Ce qui lui a évidemment valu d'être conduit au tribunal pour mineurs et d'être placé dans des lycées sous haute sécurité, mais aussi et surtout d'étendre son réseau et ses connaissances en matière de criminalité. « J'ai évolué là-dedans. Je ne connaissais personne. Je me suis alors tourné vers les gangbangers » raconte t-il. « Faire de l'argent, avoir de la notoriété. Il n'y a rien de mauvais dans le fait d'aller en prison. Ils nous conditionnent à penser comme ça. »
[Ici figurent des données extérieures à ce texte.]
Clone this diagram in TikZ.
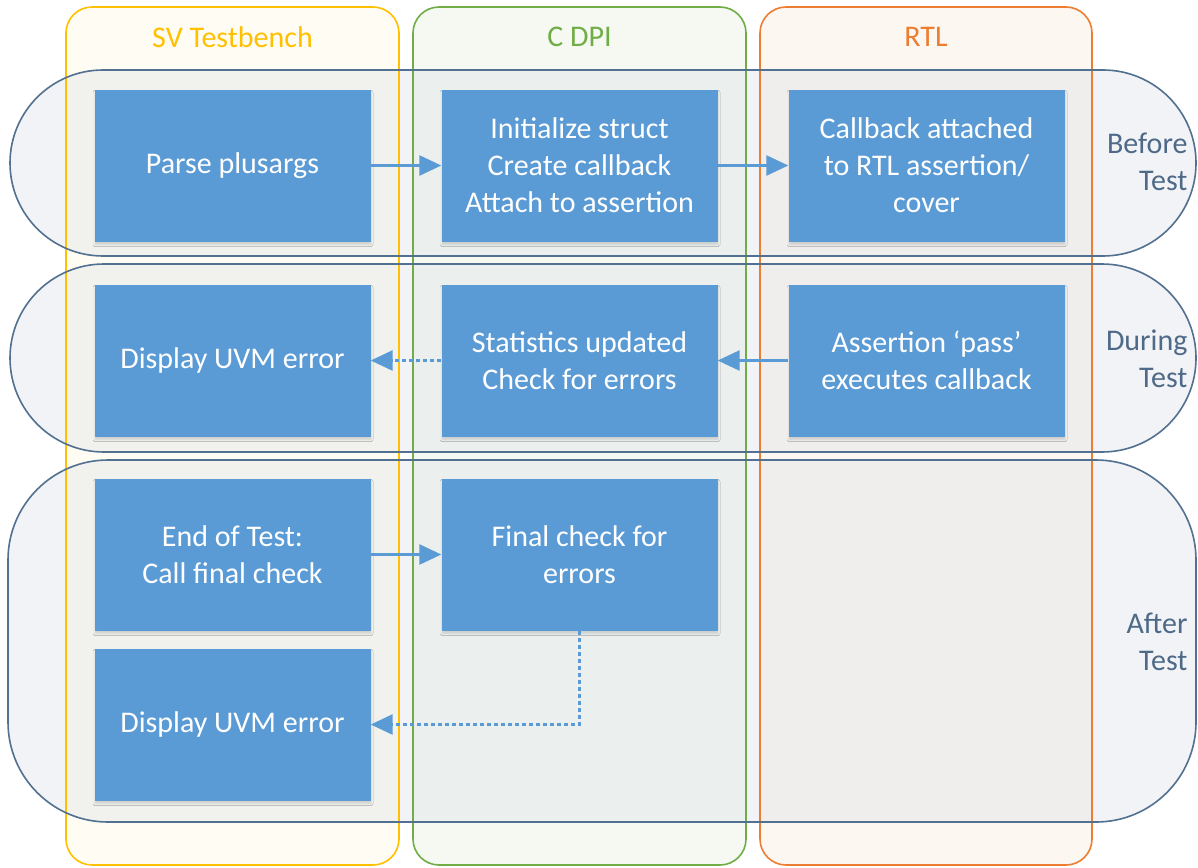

Durant ces années, Nash n'avait clairement pas le temps pour la musique. Il écoute désormais des rappeurs de l'âge d'or car il ne veut pas piquer accidentellement le style de ses contemporains, mais il préfère surtout le R&B et le New Jack Swing. « Christopher Williams, 'Don't wake me, I'm dreamin' », il se met à chanter, inclinant le siège de sa BMW flambant neuve. « Je réfléchis beaucoup, alors j'écoute des trucs doux. »

Persuadé qu'il serait mort avant ses 20 ans, Nash ne s'est jamais vraiment intéressé au futur. Son premier passage derrière les barreaux à la fin de son adolescence n'a pas changé grand-chose à ça (« c'était comme une réunion d'anciens élèves ! »), mais les évènement survenus au cours de sa deuxième sentence l'ont sévèrement secoué.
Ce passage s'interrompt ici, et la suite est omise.